══ Raw records ══

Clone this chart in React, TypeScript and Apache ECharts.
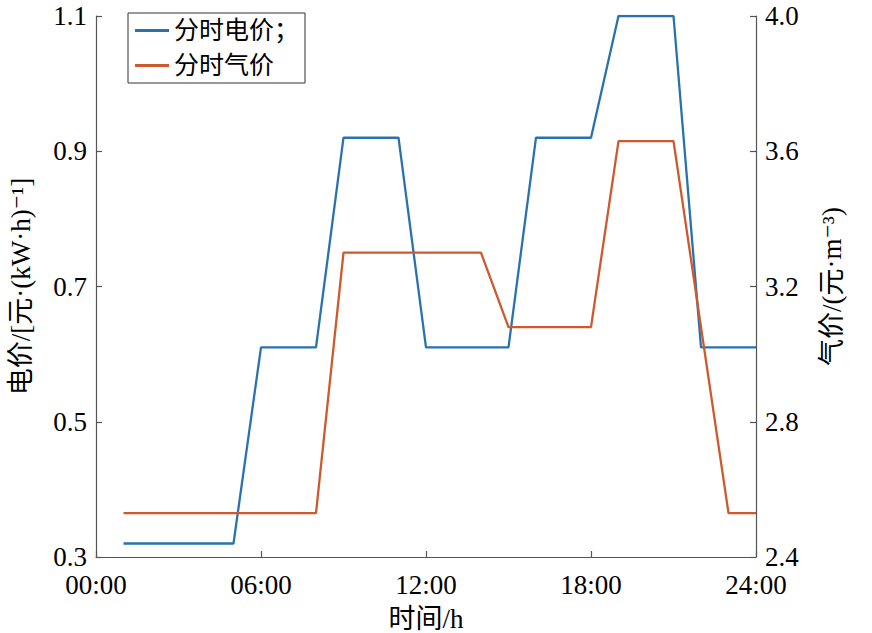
import React, { useEffect, useRef } from "react";
import * as echarts from "echarts";

const hours = [1, 2, 3, 4, 5, 6, 7, 8, 9, 10, 11, 12, 13, 14, 15, 16, 17, 18, 19, 20, 21, 22, 23, 24];
const elecPrice = [0.32, 0.32, 0.32, 0.32, 0.32, 0.61, 0.61, 0.61, 0.92, 0.92, 0.92, 0.61, 0.61, 0.61, 0.61, 0.92, 0.92, 0.92, 1.1, 1.1, 1.1, 0.61, 0.61, 0.61];
const gasPrice = [2.53, 2.53, 2.53, 2.53, 2.53, 2.53, 2.53, 2.53, 3.3, 3.3, 3.3, 3.3, 3.3, 3.3, 3.08, 3.08, 3.08, 3.08, 3.63, 3.63, 3.63, 3.08, 2.53, 2.53];
const seriesNames = ["分时电价；", "分时气价"];
const xTickLabels = ["00:00", "06:00", "12:00", "18:00", "24:00"];

const FONT = "Liberation Serif, DejaVu Serif, Noto Sans CJK SC, serif";
const AXIS_COLOR = "#555555";

export default function App() {
  const ref = useRef<HTMLDivElement>(null);
  useEffect(() => {
    if (!ref.current) return;
    const chart = echarts.init(ref.current, null, { renderer: "svg" });
    const axisCommon = {
      axisLine: { show: true, lineStyle: { color: AXIS_COLOR, width: 1.2 } },
      axisTick: { show: true, inside: true, length: 6, lineStyle: { color: AXIS_COLOR, width: 1.2 } },
      splitLine: { show: false },
      axisLabel: { color: "#000", fontSize: 27, fontFamily: FONT },
      nameTextStyle: { color: "#000", fontSize: 27, fontFamily: FONT },
    };
    chart.setOption({
      animation: false,
      backgroundColor: "#fff",
      grid: { left: 96, right: 116, top: 16, bottom: 76, containLabel: false, outerBoundsMode: "none" },
      legend: {
        left: 128,
        top: 13,
        orient: "vertical",
        data: seriesNames,
        icon: "rect",
        backgroundColor: "#fff",
        borderColor: "#333",
        borderWidth: 1,
        borderRadius: 0,
        padding: [5, 6, 5, 7],
        itemWidth: 34,
        itemHeight: 3,
        itemGap: 10,
        textStyle: { color: "#000", fontSize: 25, fontFamily: FONT },
      },
      xAxis: {
        type: "value",
        min: 0,
        max: 24,
        interval: 6,
        name: "时间/h",
        nameLocation: "middle",
        nameGap: 48,
        ...axisCommon,
        axisLabel: {
          ...axisCommon.axisLabel,
          margin: 14,
          formatter: (v: number) => xTickLabels[Math.round(v / 6)] ?? "",
        },
      },
      yAxis: [
        {
          type: "value",
          min: 0.3,
          max: 1.1,
          interval: 0.2,
          position: "left",
          name: "电价/[元·(kW·h)⁻¹]",
          nameLocation: "middle",
          nameRotate: 90,
          nameGap: 62,
          ...axisCommon,
          axisLabel: { ...axisCommon.axisLabel, margin: 9, formatter: (v: number) => v.toFixed(1) },
        },
        {
          type: "value",
          min: 2.4,
          max: 4.0,
          interval: 0.4,
          position: "right",
          name: "气价/(元·m⁻³)",
          nameLocation: "middle",
          nameRotate: 90,
          nameGap: 62,
          ...axisCommon,
          axisLabel: { ...axisCommon.axisLabel, margin: 9, formatter: (v: number) => v.toFixed(1) },
        },
      ],
      series: [
        {
          name: seriesNames[0],
          type: "line",
          yAxisIndex: 0,
          symbol: "none",
          showSymbol: false,
          lineStyle: { color: "#2a72ad", width: 2.3 },
          itemStyle: { color: "#2a72ad" },
          data: hours.map((h, i) => [h, elecPrice[i]]),
        },
        {
          name: seriesNames[1],
          type: "line",
          yAxisIndex: 1,
          symbol: "none",
          showSymbol: false,
          lineStyle: { color: "#cd5a2e", width: 2.3 },
          itemStyle: { color: "#cd5a2e" },
          data: hours.map((h, i) => [h, gasPrice[i]]),
        },
      ],
    });
    return () => chart.dispose();
  }, []);
  return <div ref={ref} style={{ width: 872, height: 633, position: "absolute", left: 0, top: 0 }} />;
}
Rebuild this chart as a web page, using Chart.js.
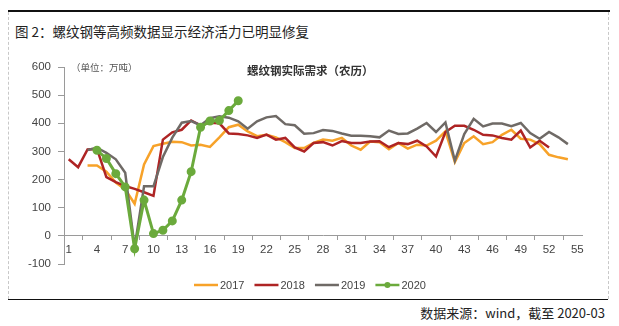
<!DOCTYPE html>
<html>
<head>
<meta charset="utf-8">
<script src="https://cdn.jsdelivr.net/npm/chart.js@4.4.1/dist/chart.umd.min.js"></script>
<style>
    body { margin: 0; width: 619px; height: 326px; background: #fff; position: relative; overflow: hidden;
           font-family: "Noto Sans CJK SC", "Liberation Sans", sans-serif; }
    .top-line { position: absolute; left: 8px; top: 10px; width: 602px; height: 0; border-top: 2px solid #111; }
    .bottom-line { position: absolute; left: 8px; top: 299px; width: 600px; height: 0; border-top: 1.5px solid #111; }
    .side { position: absolute; top: 12px; height: 287px; width: 0; border-left: 1px dashed #c8c8c8; }
    .title { position: absolute; left: 15px; top: 21px; font-size: 13.5px; color: #222; white-space: nowrap; }
    .source { position: absolute; right: 14px; top: 303px; font-size: 13px; color: #222; white-space: nowrap; }
    .unit { position: absolute; left: 71px; top: 60px; font-size: 9.5px; color: #555; white-space: nowrap; }
    .subtitle { position: absolute; left: 247px; top: 62px; font-size: 11.5px; font-weight: bold; color: #333; white-space: nowrap; }
    #wrap { position: absolute; left: 0; top: 0; width: 619px; height: 300px; }
</style>
</head>
<body>
<div class="top-line"></div>
<div class="side" style="left:8px"></div>
<div class="side" style="left:608px"></div>
<div class="bottom-line"></div>
<div class="title">图 2：螺纹钢等高频数据显示经济活力已明显修复</div>
<div class="source">数据来源：wind，截至 2020-03</div>
<div id="wrap"><canvas id="steelChart"></canvas></div>
<div class="unit">（单位：万吨）</div>
<div class="subtitle">螺纹钢实际需求（农历）</div>

<script>
    // week numbers (lunar calendar) 1..55
    const weeks = Array.from({ length: 55 }, (_, i) => String(i + 1));

    const y2017 = [null, null, 250, 250, 228, 189, 165, 114, 254, 319,
        327, 334, 333, 321, 324, 316, 350, 386, 395, 371,
        354, 359, 350, 333, 312, 312, 330, 342, 338, 348,
        321, 306, 335, 333, 308, 330, 310, 324, 321, 338,
        371, 262, 330, 354, 326, 333, 359, 377, 345, 342,
        326, 288, 279, 272, null];

    const y2018 = [272, 244, 307, 309, 209, 191, 177, 167, 155, 142,
        342, 368, 377, 410, 393, 402, 400, 364, 362, 357,
        348, 360, 342, 348, 314, 300, 330, 333, 321, 337,
        330, 330, 335, 336, 315, 330, 326, 338, 318, 282,
        369, 391, 391, 377, 359, 357, 348, 342, 374, 314,
        338, 314, null, null, null];

    const y2019 = [null, null, 305, 313, 295, 272, 224, -40, 176, 176,
        280, 349, 402, 408, 393, 418, 425, 420, 407, 381,
        407, 421, 426, 397, 393, 363, 365, 376, 373, 364,
        356, 356, 354, 350, 374, 362, 364, 381, 401, 369,
        403, 267, 362, 416, 389, 399, 399, 390, 401, 365,
        345, 369, 350, 326, null];

    const y2020 = [null, null, null, 304, 275, 221, 174, -46, 127, 8,
        20, 53, 127, 228, 386, 408, 410, 445, 480];

    const yTicks = [-100, 0, 100, 200, 300, 400, 500, 600];

    const axisColor = "#9a9a9a";
    const tickFont = { family: "'Liberation Sans', Arial, sans-serif", size: 11.5 };

    // simple legend drawn under the plot
    const legendPlugin = {
        id: "bottomLegend",
        afterDraw(chart) {
            const ctx = chart.ctx;
            let x = 194;
            const y = 285;
            ctx.save();
            ctx.font = "11px 'Liberation Sans', Arial, sans-serif";
            ctx.textBaseline = "middle";
            chart.data.datasets.forEach(ds => {
                ctx.strokeStyle = ds.borderColor;
                ctx.lineWidth = 2.5;
                ctx.beginPath();
                ctx.moveTo(x, y);
                ctx.lineTo(x + 24, y);
                ctx.stroke();
                if (ds.pointRadius > 0) {
                    ctx.fillStyle = ds.borderColor;
                    ctx.beginPath();
                    ctx.arc(x + 12, y, 3, 0, Math.PI * 2);
                    ctx.fill();
                }
                ctx.fillStyle = "#444";
                ctx.fillText(ds.label, x + 26, y + 0.5);
                x += 26 + ctx.measureText(ds.label).width + 10;
            });
            ctx.restore();
        }
    };

    const makeSet = (label, data, color, order, radius, width) => ({
        label: label,
        data: data,
        borderColor: color,
        backgroundColor: color,
        borderWidth: width,
        pointRadius: radius,
        pointHoverRadius: radius,
        tension: 0,
        spanGaps: false,
        order: order
    });

    new Chart(document.getElementById("steelChart"), {
        type: "line",
        data: {
            labels: weeks,
            datasets: [
                makeSet("2017", y2017, "#F7A229", 4, 0, 2.5),
                makeSet("2018", y2018, "#AE2424", 3, 0, 2.5),
                makeSet("2019", y2019, "#6F6A66", 2, 0, 2.5),
                makeSet("2020", y2020, "#6BAA3C", 1, 3, 3)
            ]
        },
        options: {
            responsive: true,
            maintainAspectRatio: false,
            animation: false,
            layout: { padding: { left: 0, top: 67, right: 37, bottom: 36 } },
            plugins: {
                legend: { display: false },
                tooltip: { enabled: false }
            },
            scales: {
                x: {
                    type: "category",
                    offset: true,
                    position: { y: 0 },
                    border: { display: true, color: axisColor, width: 1 },
                    grid: { offset: true, drawOnChartArea: false, drawTicks: true, tickLength: 4, color: axisColor },
                    ticks: {
                        autoSkip: false,
                        maxRotation: 0,
                        padding: 3,
                        color: "#444",
                        font: tickFont,
                        callback: (val, i) => (i % 3 === 0 ? weeks[i] : null)
                    }
                },
                y: {
                    min: yTicks[0],
                    max: yTicks[yTicks.length - 1],
                    afterFit: (scale) => { scale.width = 64; },
                    afterBuildTicks: (scale) => { scale.ticks = yTicks.map(v => ({ value: v })); },
                    border: { display: true, color: axisColor, width: 1 },
                    grid: { drawOnChartArea: false, drawTicks: true, tickLength: 6, color: axisColor },
                    ticks: { padding: 7, color: "#444", font: tickFont }
                }
            }
        },
        plugins: [legendPlugin]
    });
</script>
</body>
</html>
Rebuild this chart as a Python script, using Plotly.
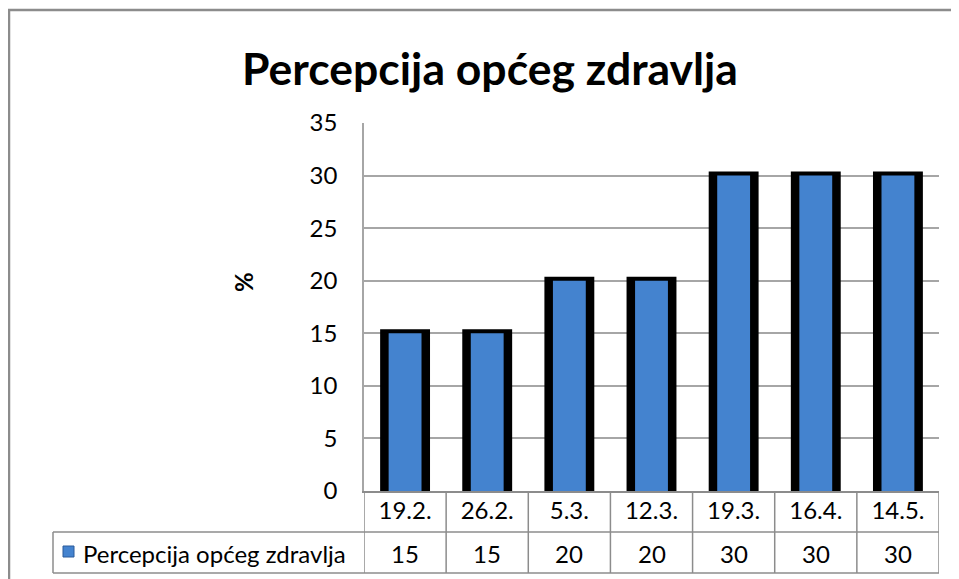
import plotly.graph_objects as go

categories = ["19.2.", "26.2.", "5.3.", "12.3.", "19.3.", "16.4.", "14.5."]
values = [15, 15, 20, 20, 30, 30, 30]
series_name = "Percepcija općeg zdravlja"
title_text = "Percepcija općeg zdravlja"
y_title = "%"
y_ticks = [0, 5, 10, 15, 20, 25, 30, 35]

FONT = "Lato, 'Open Sans', sans-serif"
GRID = "#a6a6a6"
TBL = "#8c8c8c"
OFF = 8  # page body margin

W, H = 959 - OFF, 579 - OFF
L, R, T, B = 364 - OFF, 20, 123 - OFF, 88
pw, ph = W - L - R, H - T - B

def px_x(x):
    return (x - OFF - L) / pw

def px_y(y):
    return (H - B - (y - OFF)) / ph

fig = go.Figure()
fig.add_trace(go.Bar(x=categories, y=values, width=0.51,
                     marker=dict(color="black", line=dict(color="black", width=8)),
                     hoverinfo="skip", showlegend=False))
fig.add_trace(go.Bar(x=categories, y=values, width=0.40, name=series_name,
                     marker=dict(color="#4483cf", line=dict(width=0)),
                     showlegend=False))

shapes = []
shapes.append(dict(type="rect", xref="paper", yref="paper",
                   x0=px_x(9), x1=px_x(975), y0=px_y(600), y1=px_y(10),
                   line=dict(color="#8c8c8c", width=2.5), layer="below"))
n = len(categories)
y_row1 = px_y(532)
y_row2 = px_y(573)
for i in range(n + 1):
    shapes.append(dict(type="line", xref="x", yref="paper", x0=i - 0.5, x1=i - 0.5,
                       y0=0, y1=y_row2, line=dict(color=TBL, width=1.5)))
shapes.append(dict(type="line", xref="paper", yref="paper", x0=px_x(53), x1=1,
                   y0=y_row1, y1=y_row1, line=dict(color=TBL, width=1.5)))
shapes.append(dict(type="line", xref="paper", yref="paper", x0=px_x(53), x1=1,
                   y0=y_row2, y1=y_row2, line=dict(color=TBL, width=1.5)))
shapes.append(dict(type="line", xref="paper", yref="paper", x0=px_x(53), x1=px_x(53),
                   y0=y_row1, y1=y_row2, line=dict(color=TBL, width=1.5)))
shapes.append(dict(type="rect", xref="paper", yref="paper", x0=px_x(63), x1=px_x(74),
                   y0=px_y(557), y1=px_y(546), fillcolor="#4483cf",
                   line=dict(color="#2a5a9a", width=1)))

FS = 24
annotations = []
for c, v in zip(categories, values):
    annotations.append(dict(x=c, y=px_y(553), xref="x", yref="paper", text=str(v),
                            showarrow=False, font=dict(family=FONT, size=FS, color="black"),
                            xanchor="center", yanchor="middle"))
annotations.append(dict(x=px_x(81), y=px_y(553), xref="paper", yref="paper", text=series_name,
                        showarrow=False, font=dict(family=FONT, size=FS, color="black"),
                        xanchor="left", yanchor="middle"))
annotations.append(dict(x=px_x(243), y=px_y(282), xref="paper", yref="paper", text="<b>" + y_title + "</b>",
                        showarrow=False, textangle=-90, font=dict(family=FONT, size=FS, color="black"),
                        xanchor="center", yanchor="middle"))

fig.update_layout(
    width=W, height=H,
    margin=dict(l=L, r=R, t=T, b=B),
    paper_bgcolor="white", plot_bgcolor="white",
    barmode="overlay",
    title=dict(text="<b>" + title_text + "</b>", x=(490 - OFF) / W, xanchor="center",
               y=1 - (69 - OFF) / H, yanchor="middle",
               font=dict(family=FONT, size=44.5, color="black")),
    xaxis=dict(type="category", showgrid=False, showline=True, linecolor=TBL, linewidth=1.5,
               ticks="", tickfont=dict(family=FONT, size=FS, color="black"),
               ticklabelstandoff=-3, range=[-0.5, n - 0.5], fixedrange=True),
    yaxis=dict(range=[0, 35], tickvals=y_ticks, showgrid=True, gridcolor=GRID, gridwidth=1.5,
               showline=True, linecolor=GRID, linewidth=1.5, ticks="",
               tickfont=dict(family=FONT, size=FS, color="black"),
               ticklabelstandoff=20, zeroline=False),
    shapes=shapes,
    annotations=annotations,
    showlegend=False,
)

fig.write_html("out.html")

═══

Set problem =>
The images in the entries above should be left out; please reproduce exactly the lines from the first through the one containing "import * as".

Completed task =>
Clone this chart in React, TypeScript and Apache ECharts.
import React, { useEffect, useRef } from "react";
import * as echarts from "echarts";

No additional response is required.